Hall then decided he would take 614 to the Targa Abruzzo, the 24-hour sportscar event through the mountains above Pescara. But when he got there he changed his mind. Count Lurani, due to be his co-driver, later recalled that he met Hall on the road, saying that he hated the hotel and hadn’t had the welcome he expected, and so he was going home. After a tense three days tracking down Bertelli, on holiday ‘somewhere in Italy’, Lurani got permission to take the car over. He placed third overall on handicap.

That was the last of CMC’s works-backed exploits. Hall never did buy it, concentrating instead on his TT exploits in the unlikely Derby Bentley. Instead, it was sold in 1936 to someone called Ian Porter-Hargreaves, who tried to overcome the small capacity by fitting a Centric supercharger. It didn’t make too much difference; his race results for the next three years are not spectacular. But it did give the car a distinguishing feature: the bonnet bulge to clear the blower is still there, though the unit is long gone.

Robert Blakemore Le Mans 2016

CMC back at Le Mans for the Classic with Fred’s son Robert.

Just after WWII, Porter-Hargreaves sold the car to McNab-Meredith, another keen amateur who raced it often, including in AMOC’s newly instituted St John Horsfall Meeting commemorating the charismatic Aston racer who had recently been killed. At some point he removed the supercharger; certainly it was no longer blown by 1958. It was from him that Edwards bought CMC in 1963, and began a new and intense period in its track career. Edwards entered the car in any event it could qualify for – sprints, hillclimbs, sports car races all over Britain, and latterly a range of continental events, which he especially enjoyed.

“He went out almost every weekend,” says Blakemore. “At first he would drive to the events, but as the car became more highly modified he began to trailer it The car even went round the world in a container. He sent it to Laguna Seca, got there with minutes to spare before qualifying, then couldn’t get it to start. He repacked it in its container and it went on to complete the journey. His comment was ‘I hope it enjoyed its trip’.”

Although he liked Ulsters generally – and this one in particular – over any other pre-war Aston, Edwards wasn’t reverential about his old car. Apart from all those speed mods, he also changed its green paint for the dark blue it still carries. Blakemore: “People keep asking me if I’ll repaint it the original green now that Derrick is gone, but it’s been blue now longer than it was green, so perhaps it should stay.” Certainly the colour instantly identifies ‘the Edwards car’ now that it once more looks like the other Ulsters.

Once back in road form on 18in wheels, CMC needed little preparation before its new owner set off for Brescia, though Andy Bell remounted the body and tightened everything up. “It flew round – didn’t miss a beat.” But then this car has a reputation for reliability. A couple of years ago when a loose wire shorted out the fuel pump, onlookers who knew the car were absolutely amazed: “But this car never breaks down…”
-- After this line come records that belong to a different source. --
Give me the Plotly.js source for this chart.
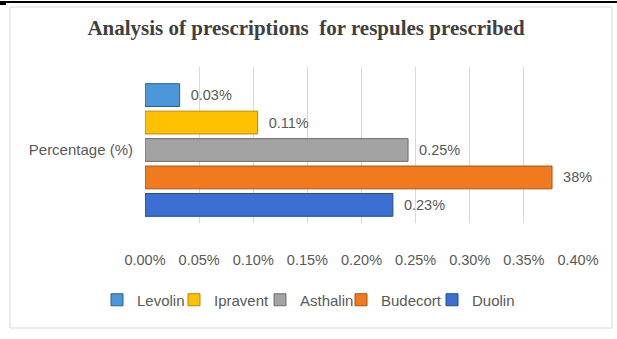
<!DOCTYPE html>
<html>
<head>
<meta charset="utf-8">
<script src="https://cdn.plot.ly/plotly-3.0.1.min.js"></script>
<style>html,body{margin:0;padding:0;background:#fff;}#chart{width:617px;height:339px;}</style>
</head>
<body>
<div id="chart"></div>
<script>
// Data (legend order)
const category = ["Percentage (%)"];
const seriesNames = ["Levolin", "Ipravent", "Asthalin", "Budecort", "Duolin"];
const seriesValues = [0.032, 0.104, 0.243, 0.376, 0.229];
const seriesLabels = ["0.03%", "0.11%", "0.25%", "38%", "0.23%"];
const xTickValues = [0, 0.05, 0.10, 0.15, 0.20, 0.25, 0.30, 0.35, 0.40];
const xTickLabels = ["0.00%", "0.05%", "0.10%", "0.15%", "0.20%", "0.25%", "0.30%", "0.35%", "0.40%"];

// Styling
const fills = ["#4b97da", "#ffc000", "#a3a3a3", "#f07b1f", "#3c6fd2"];
const edges = ["#2a5f95", "#b88a00", "#6e6e6e", "#a8520f", "#234a94"];
const legendLeft = [97, 174, 260, 341, 432]; // px position of each legend entry
const legendIds = ["legend", "legend2", "legend3", "legend4", "legend5"];

const FONT = "Liberation Sans, Arial, sans-serif";

// Plotly draws horizontal grouped bars bottom-up, so add traces in reverse
const traces = [];
for (let i = seriesNames.length - 1; i >= 0; i--) {
  traces.push({
    type: "bar",
    orientation: "h",
    name: seriesNames[i],
    legend: legendIds[i],
    y: category,
    x: [seriesValues[i]],
    text: [seriesLabels[i]],
    texttemplate: "  %{text}",
    textposition: "outside",
    cliponaxis: false,
    textfont: {family: FONT, size: 14.5, color: "#595959"},
    marker: {color: fills[i], line: {color: edges[i], width: 1}},
    hoverinfo: "skip"
  });
}

const L = 145, R = 39, T = 67, B = 116;
const W = 617 - L - R, H = 339 - T - B;
const pxX = x => (x - L) / W;
const pxY = y => (339 - B - y) / H;

const layout = {
  width: 617, height: 339,
  margin: {l: L, r: R, t: T, b: B, pad: 0},
  paper_bgcolor: "#ffffff",
  plot_bgcolor: "#ffffff",
  barmode: "group",
  bargap: 0.12,
  bargroupgap: 0.17,
  showlegend: true,
  title: {
    text: "<b>Analysis of prescriptions  for respules prescribed</b>",
    font: {family: "Liberation Serif, Times New Roman, serif", size: 21, color: "#404040"},
    x: 306/617, xref: "container", xanchor: "center",
    y: 1 - 28/339, yref: "container", yanchor: "middle"
  },
  xaxis: {
    range: [0, 0.40],
    tickvals: xTickValues,
    ticktext: xTickLabels,
    showgrid: true,
    gridcolor: "#d9d9d9",
    gridwidth: 1,
    zeroline: false,
    showline: false,
    ticks: "",
    ticklabelstandoff: 26,
    tickfont: {family: FONT, size: 14.5, color: "#595959"},
    fixedrange: true
  },
  yaxis: {
    type: "category",
    range: [-0.468, 0.532],
    showgrid: false,
    zeroline: false,
    showline: false,
    ticks: "",
    ticklabelstandoff: 11,
    tickfont: {family: FONT, size: 15, color: "#595959"},
    fixedrange: true
  },
  shapes: [
    {type: "rect", xref: "paper", yref: "paper",
     x0: pxX(10), x1: pxX(612), y0: pxY(328), y1: pxY(7),
     line: {color: "#d9d9d9", width: 1}, fillcolor: "rgba(0,0,0,0)", layer: "below"},
    {type: "line", xref: "paper", yref: "paper",
     x0: pxX(0), x1: pxX(617), y0: pxY(2), y1: pxY(2),
     line: {color: "#000000", width: 2}},
    {type: "line", xref: "paper", yref: "paper",
     x0: pxX(0), x1: pxX(6), y0: pxY(3), y1: pxY(3),
     line: {color: "#000000", width: 4}}
  ]
};

legendIds.forEach((id, i) => {
  layout[id] = {
    orientation: "h",
    x: legendLeft[i] / 617, xanchor: "left", xref: "container",
    y: 1 - 300/339, yanchor: "middle", yref: "container",
    font: {family: FONT, size: 15, color: "#595959"},
    itemwidth: 30,
    bgcolor: "rgba(0,0,0,0)"
  };
});

Plotly.newPlot("chart", traces, layout, {displayModeBar: false, staticPlot: true});
</script>
</body>
</html>
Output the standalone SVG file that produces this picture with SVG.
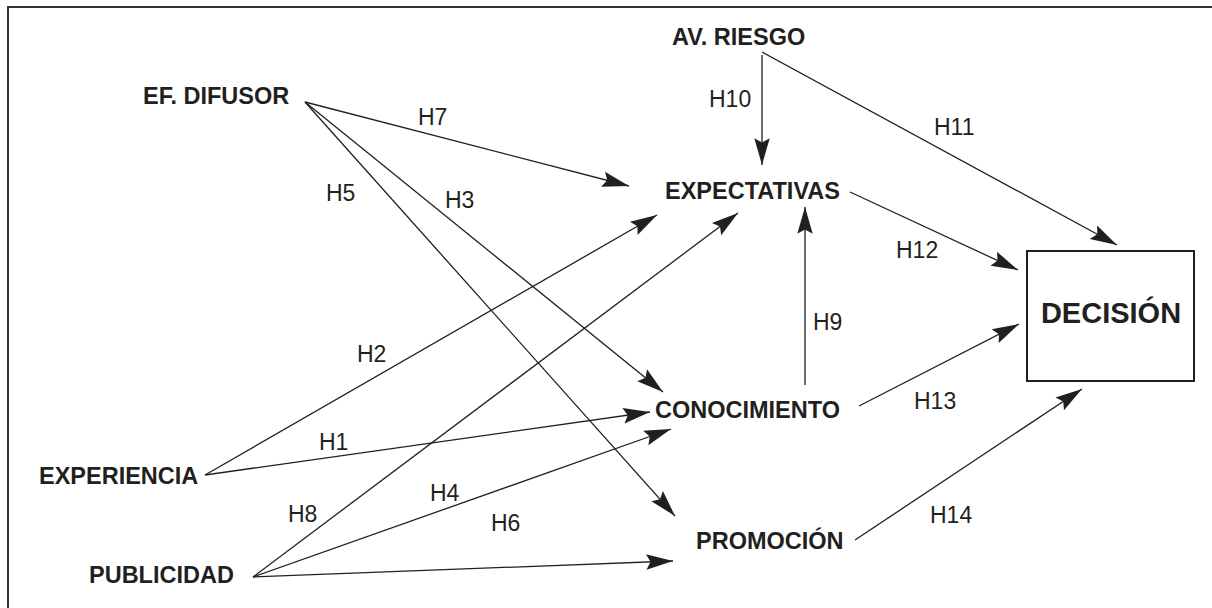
<svg xmlns="http://www.w3.org/2000/svg" width="1212" height="608" viewBox="0 0 1212 608">
  <style>
    .node { font-family: "Liberation Sans", Arial, Helvetica, sans-serif; font-weight: bold; font-size: 23.5px; fill: #231f20; }
    .big { font-size: 29px; }
    .hyp { font-family: "Liberation Sans", Arial, Helvetica, sans-serif; font-size: 23px; fill: #231f20; }
    .edge { stroke: #231f20; stroke-width: 1.3; fill: none; marker-end: url(#arrow); }
    .frame { stroke: #333; stroke-width: 2; fill: none; }
  </style>
  <defs>
    <marker id="arrow" markerUnits="userSpaceOnUse" markerWidth="30" markerHeight="20" viewBox="-26 -8 28 16" refX="0" refY="0" orient="auto">
      <path d="M0,0 L-25,-7.2 L-21,0 L-25,7.2 Z" fill="#231f20"/>
    </marker>
  </defs>

  <rect width="1212" height="608" fill="#fff"/>
  <!-- open frame: top and left rules -->
  <path class="frame" d="M8,608 V7 H1212"/>

  <g id="connectors">
    <!-- EF. DIFUSOR -->
    <line class="edge" x1="305" y1="102" x2="629" y2="186"/>
    <line class="edge" x1="305" y1="102" x2="663" y2="392"/>
    <line class="edge" x1="305" y1="102" x2="675" y2="516"/>
    <!-- EXPERIENCIA -->
    <line class="edge" x1="205" y1="475" x2="657" y2="215"/>
    <line class="edge" x1="205" y1="475" x2="650" y2="412"/>
    <!-- PUBLICIDAD -->
    <line class="edge" x1="253" y1="577" x2="738" y2="213"/>
    <line class="edge" x1="253" y1="577" x2="671" y2="429"/>
    <line class="edge" x1="253" y1="577" x2="673" y2="561"/>
    <!-- AV. RIESGO -->
    <line class="edge" x1="762" y1="55" x2="762" y2="165"/>
    <line class="edge" x1="762" y1="52" x2="1117" y2="245"/>
    <!-- CONOCIMIENTO to EXPECTATIVAS -->
    <line class="edge" x1="805" y1="385" x2="805" y2="207"/>
    <!-- into DECISIÓN -->
    <line class="edge" x1="850" y1="192" x2="1018" y2="270"/>
    <line class="edge" x1="859" y1="406" x2="1019" y2="324"/>
    <line class="edge" x1="855" y1="540" x2="1082" y2="389"/>
  </g>

  <g id="hypotheses">
    <text class="hyp" x="709" y="107">H10</text>
    <text class="hyp" x="934" y="135">H11</text>
    <text class="hyp" x="418" y="125">H7</text>
    <text class="hyp" x="326" y="201">H5</text>
    <text class="hyp" x="445" y="208">H3</text>
    <text class="hyp" x="896" y="258">H12</text>
    <text class="hyp" x="813" y="330">H9</text>
    <text class="hyp" x="357" y="362">H2</text>
    <text class="hyp" x="914" y="409">H13</text>
    <text class="hyp" x="319" y="450">H1</text>
    <text class="hyp" x="430" y="501">H4</text>
    <text class="hyp" x="288" y="522">H8</text>
    <text class="hyp" x="930" y="523">H14</text>
    <text class="hyp" x="491" y="531">H6</text>
  </g>

  <g id="ef-difusor"><text class="node" x="143" y="104">EF. DIFUSOR</text></g>
  <g id="av-riesgo"><text class="node" x="672" y="45">AV. RIESGO</text></g>
  <g id="expectativas"><text class="node" x="665" y="199">EXPECTATIVAS</text></g>
  <g id="conocimiento"><text class="node" x="655" y="418">CONOCIMIENTO</text></g>
  <g id="promocion"><text class="node" x="696" y="549">PROMOCIÓN</text></g>
  <g id="experiencia"><text class="node" x="39" y="484">EXPERIENCIA</text></g>
  <g id="publicidad"><text class="node" x="89" y="583">PUBLICIDAD</text></g>
  <g id="decision">
    <rect x="1027" y="251" width="167" height="130" fill="none" stroke="#231f20" stroke-width="2"/>
    <text class="node big" x="1111" y="323" text-anchor="middle">DECISIÓN</text>
  </g>
</svg>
Remarkably, the neat single-cam engine with two SU carbs has not been taken apart for years. It was built up for Edwards by Eckhart Berg, and it just goes on and on.

Faulkner medal

ACO medal awarded for eighth place in ’35 24 Hours

“Every winter Andy checks the valve clearances,” says Fred, “and every year they’re the same.” Part of this longevity is due to shell bearings instead of white metal and replacing the duralumin rods with steel, letting the unit spin to a heady 5500rpm. In Feltham spec, output would have been an unspectacular 85bhp; Edwards reckoned to be nearing 120, but refitting the cast exhaust manifold will have cut this back notably. The four-speed non-synchro gearbox has a remote change to bring it closer to the driver, who sits almost over the rear axle.

There’s nothing especially advanced about the design for its time; it was merely soundly thought out and extremely well built. Almost the only departure from convention is the underslung tail of the chassis, which is why MkIIs look so low and purposeful –Ulsters in particular, with that tapered lift-up tail sculpted around the horizontal spare wheel. Practical and beautiful.

“Every lamp has a separate switch, which allows for car-to-pits signalling – who needs radio?”

A competition driver himself, Bertelli laboured to make the cockpits of his racing cars efficient places to work. Just about every lamp on CMC has a separate switch, which not only boosts reliability but allows for some complex car-to-pits signalling – who needs radio? Instruments are few (no speedo at all); the throttle is in the middle (perfect for heel-and-toe). But just so you don’t relax, the gear pattern is back-to-front. A flickering ammeter shows that Fred has reverted to coil ignition and refitted a dynamo, which lets him use the car on the road, while neatly and invisibly tucked under the seats are two oddment trays which Andy fitted for the MM which just about double the available luggage space. Two quirks: the gear lever is topped by the rubber pull from a lavatory chain, and the cockpit is edged by a split garden hose. But naturally it’s a pre-war hose, put there by Bertelli himself.

Edwards always said that the Ulster was the best-handling pre-war Aston Martin, and Blakemore agrees: “I put its success down to its excellent road-holding. It’s quite heavy – Astons always were – so it’s one of those cars you have to wind up and then rely on the grip not to give any speed away. But you can take your hands off the wheel at any speed and it keeps going straight.” He’s obviously got it sorted – his window-sill carries a row of glass trophies for his successes, and a large silver cup for a class win at Coys towers over the spread of photo albums, books and magazines which chart this warhorse’s history. And there’s even a plastic kit: if any of you built the Airfix AM Ulster, well, it was CMC 614 you finished up with.

Next up are the Le Mans Classic and the British Empire Trophy. And Wiscombe. And St John Horsfall… CMC may not be out every weekend nowadays, but there’s not much danger of it gathering dust in the garage.